Alunan gending gending sebentar sayu lalu menggenta. Itulah debaran bathiniah maknai seruan Sang Kuasa, tergurat kalimat sakti lewat jemari tangan beliau, kian bergetar ketika benar-benar cahaya kapujanggaan menimpa diri kembara. Seakan diserang demam mendadak, sebelum ucap kata-katanya membahana kepada relung jiwa alam semesta. Menggoyang pucuk-pucuk cemara, meniup benih-benih kembang, hadiah keindahan seterusnya. Inilah putik-putik bunga ditebar tangan beliau saat memasuki jalan ke perkampungan. Senja mulai menghampiri, Tagore menatap mentari sedemikian peluh-rindu, tiada mau berpisah atas perkawanan itu.

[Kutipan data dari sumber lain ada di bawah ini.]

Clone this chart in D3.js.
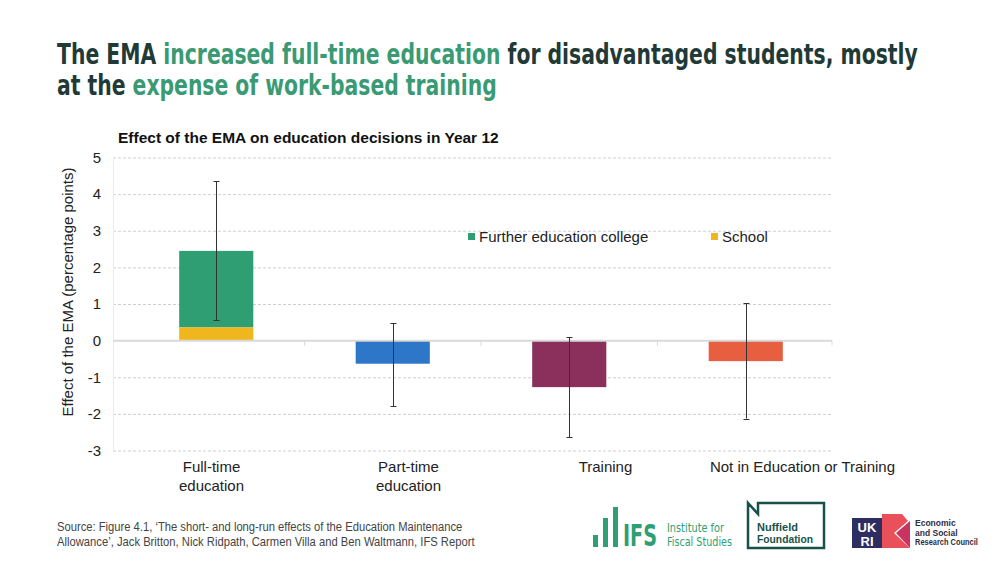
<!DOCTYPE html>
<html><head><meta charset="utf-8">
<script src="https://cdn.jsdelivr.net/npm/d3@7"></script>
<style>body{margin:0;background:#fff}svg{display:block}</style>
</head><body><svg id="c" width="1000" height="562"></svg>
<script>
const categories = ["Full-time education","Part-time education","Training","Not in Education or Training"];
const categoryLines = [["Full-time","education"],["Part-time","education"],["Training"],["Not in Education or Training"]];
const schoolValues = [0.36, 0, 0, 0];
const mainValues = [2.09, -0.63, -1.27, -0.56];
const errLow = [0.55, -1.79, -2.64, -2.13];
const errHigh = [4.35, 0.48, 0.10, 1.02];
const yTicks = [5,4,3,2,1,0,-1,-2,-3];
const legendLabels = ["Further education college","School"];
const barColors = ["#2f9e72","#2d76c8","#8b2f5d","#e85e40"];
const schoolColor = "#f0b61e";

const svg = d3.select("#c");
const y = d3.scaleLinear().domain([-3,5]).range([450.5,157.5]);
const xBar = d3.scaleBand().domain(categories).range([128,834]).paddingInner(0.58).paddingOuter(0.29);
const xLab = d3.scaleBand().domain(categories).range([113,901]);
const gridL = 113, gridR = 832;
const SANS = "'Liberation Sans',Arial,sans-serif";
const COND = "'DejaVu Sans Condensed','Liberation Sans',sans-serif";

function fit(sel, x, yb, width){
  const w = sel.node().getComputedTextLength();
  const k = Math.min(1, width / w);
  sel.attr("x",0).attr("y",0).attr("transform",`translate(${x},${yb}) scale(${k},1)`);
  return sel;
}

// Title
const t1 = svg.append("text").attr("font-family",COND).attr("font-size",28).attr("font-weight","bold");
[["The EMA ","#1f3a37"],["increased full-time education ","#3a9a73"],["for disadvantaged students, mostly","#1f3a37"]]
  .forEach(([s,c])=>t1.append("tspan").attr("fill",c).text(s));
fit(t1,57,64,861);
const t2 = svg.append("text").attr("font-family",COND).attr("font-size",28).attr("font-weight","bold");
[["at the ","#1f3a37"],["expense of work-based training","#3a9a73"]]
  .forEach(([s,c])=>t2.append("tspan").attr("fill",c).text(s));
fit(t2,57,95,440);

// chart title
svg.append("text").attr("x",118).attr("y",143).attr("font-family",SANS)
  .attr("font-size",15.5).attr("font-weight","bold").attr("fill","#111").text("Effect of the EMA on education decisions in Year 12");

// gridlines
svg.append("g").selectAll("line").data(yTicks.filter(d=>d!==0)).join("line")
  .attr("x1",gridL).attr("x2",gridR).attr("y1",d=>y(d)+0.5).attr("y2",d=>y(d)+0.5)
  .attr("stroke","#cfcfcf").attr("stroke-width",1).attr("stroke-dasharray","3,2");

// y axis
const yAxis = d3.axisLeft(y).tickValues(yTicks).tickSize(0).tickPadding(12).tickFormat(d=>String(d));
const ya = svg.append("g").attr("transform",`translate(${gridL},0)`).call(yAxis);
ya.select(".domain").attr("stroke","#ececec");
ya.selectAll("text").attr("font-family",SANS).attr("font-size",15).attr("fill","#222");

svg.append("text").attr("transform","translate(73,292) rotate(-90)").attr("text-anchor","middle")
  .attr("font-family",SANS).attr("font-size",15).attr("fill","#222")
  .text("Effect of the EMA (percentage points)");

// bars
const bw = xBar.bandwidth();
svg.append("g").selectAll("rect").data(categories).join("rect")
  .attr("x",d=>xBar(d)).attr("width",bw)
  .attr("y",(d,i)=> mainValues[i]>=0 ? y(schoolValues[i]+mainValues[i]) : y(0))
  .attr("height",(d,i)=> Math.abs(y(schoolValues[i]+mainValues[i]) - y(schoolValues[i])))
  .attr("fill",(d,i)=>barColors[i]);
svg.append("g").selectAll("rect").data(categories.filter((d,i)=>schoolValues[i]>0)).join("rect")
  .attr("x",d=>xBar(d)).attr("width",bw)
  .attr("y",d=>y(schoolValues[categories.indexOf(d)])).attr("height",d=>y(0)-y(schoolValues[categories.indexOf(d)]))
  .attr("fill",schoolColor);

// zero axis line + category boundary ticks
svg.append("line").attr("x1",gridL).attr("x2",gridR).attr("y1",y(0)).attr("y2",y(0)).attr("stroke","#d9d9d9").attr("stroke-width",2);
svg.append("g").selectAll("line").data(categories).join("line")
  .attr("x1",d=>Math.min(gridR,xBar(d)+bw/2+xBar.step()/2)).attr("x2",d=>Math.min(gridR,xBar(d)+bw/2+xBar.step()/2))
  .attr("y1",y(0)).attr("y2",y(0)+5).attr("stroke","#d9d9d9");

// error bars
const eg = svg.append("g").attr("stroke","#333").attr("stroke-width",1);
categories.forEach((d,i)=>{
  const cx = Math.round(xBar(d)+bw/2)+0.5;
  eg.append("line").attr("x1",cx).attr("x2",cx).attr("y1",y(errHigh[i])).attr("y2",y(errLow[i]));
  [errHigh[i],errLow[i]].forEach(v=>eg.append("line").attr("x1",cx-3).attr("x2",cx+3).attr("y1",Math.round(y(v))+0.5).attr("y2",Math.round(y(v))+0.5));
});

// x labels
const xl = svg.append("g").attr("font-family",SANS).attr("font-size",15).attr("fill","#222").attr("text-anchor","middle");
categories.forEach((d,i)=>{
  const tx = xl.append("text").attr("x",xLab(d)+xLab.bandwidth()/2).attr("y",472);
  categoryLines[i].forEach((l,j)=>tx.append("tspan").attr("x",xLab(d)+xLab.bandwidth()/2).attr("dy",j?19:0).text(l));
});

// legend
const lg = svg.append("g").attr("font-family",SANS).attr("font-size",15).attr("fill","#222");
[[468,legendLabels[0],barColors[0]],[711,legendLabels[1],schoolColor]].forEach(([lx,t,c])=>{
  lg.append("rect").attr("x",lx).attr("y",233).attr("width",7).attr("height",7).attr("fill",c);
  lg.append("text").attr("x",lx+11).attr("y",242).text(t);
});

// source
const s1 = svg.append("text").attr("font-family",SANS).attr("font-size",12.5).attr("fill","#444")
  .text("Source: Figure 4.1, \u2018The short- and long-run effects of the Education Maintenance");
fit(s1,57,531,406);
const s2 = svg.append("text").attr("font-family",SANS).attr("font-size",12.5).attr("fill","#444")
  .text("Allowance\u2019, Jack Britton, Nick Ridpath, Carmen Villa and Ben Waltmann, IFS Report");
fit(s2,57,546,418);

// IFS logo
const ifsG = "#2f9e72";
const logo = svg.append("g");
[[593,535],[603,518],[613,507]].forEach(([bx,by])=>logo.append("rect").attr("x",bx).attr("y",by).attr("width",5).attr("height",547-by).attr("fill",ifsG));
fit(logo.append("text").attr("font-family",COND).attr("font-weight","bold").attr("font-size",30).attr("fill",ifsG).text("IFS"),623,546,34);
fit(logo.append("text").attr("font-family",COND).attr("font-size",12).attr("fill",ifsG).text("Institute for"),667,531.5,57);
fit(logo.append("text").attr("font-family",COND).attr("font-size",12).attr("fill",ifsG).text("Fiscal Studies"),667,546,65);

// Nuffield
const nf = "#17524a";
logo.append("path").attr("d","M748,548 L748,503 L758,514 L758,503 L824,503 L824,548 Z")
  .attr("fill","none").attr("stroke",nf).attr("stroke-width",2.5).attr("stroke-linejoin","miter");
fit(logo.append("text").attr("font-family",SANS).attr("font-weight","bold").attr("font-size",11.5).attr("fill",nf).text("Nuffield"),757,531,41);
fit(logo.append("text").attr("font-family",SANS).attr("font-weight","bold").attr("font-size",11.5).attr("fill",nf).text("Foundation"),757,543,56);

// UKRI
logo.append("rect").attr("x",852).attr("y",518).attr("width",30).attr("height",30).attr("fill","#2e2d62");
logo.append("path").attr("d","M882,514 L902,514 L908,521 L894,533 L910,548 L882,548 Z").attr("fill","#e9505a");
logo.append("path").attr("d","M896,533 L910,521 L910,548 Z").attr("fill","#c8335f");
logo.append("text").attr("x",867).attr("y",532).attr("text-anchor","middle").attr("font-family",SANS).attr("font-weight","bold").attr("font-size",13).attr("fill","#fff").text("UK");
logo.append("text").attr("x",867).attr("y",546).attr("text-anchor","middle").attr("font-family",SANS).attr("font-weight","bold").attr("font-size",13).attr("fill","#fff").text("RI");
["Economic","and Social","Research Council"].forEach((t,i)=>{
  const tt = logo.append("text").attr("font-family",SANS).attr("font-weight","bold").attr("font-size",8.5).attr("fill","#2e2d45").text(t);
  fit(tt,915,526+i*9.5,63);
});
</script></body></html>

Rerumputan pepadi di pinggir desa menguning, runduk tubuh lengkungnya, sulur daunnya matang mentari, tawarkan bau kedewasaan. Dan setiap penciuman adalah awal sebuah musim dan diteruskan menjelma pengertian, sedangkan saling memahami itu bahasa tidak lekang oleh perubahan zaman. Mulanya mengangguk terdiam sambil tebarkan senyum kegaiban. Senja mulai kemerah, anak-anak tidak lagi diperbolahkan bermain, istilah Jawa-nya sandiolo (dekat keburukan). Warna mirah itu makin lama mengungu, menggaris-garis langit senjakala, serupa ada tepian sungai, di sana ia teringat sungai Gangga keramat di negerinya.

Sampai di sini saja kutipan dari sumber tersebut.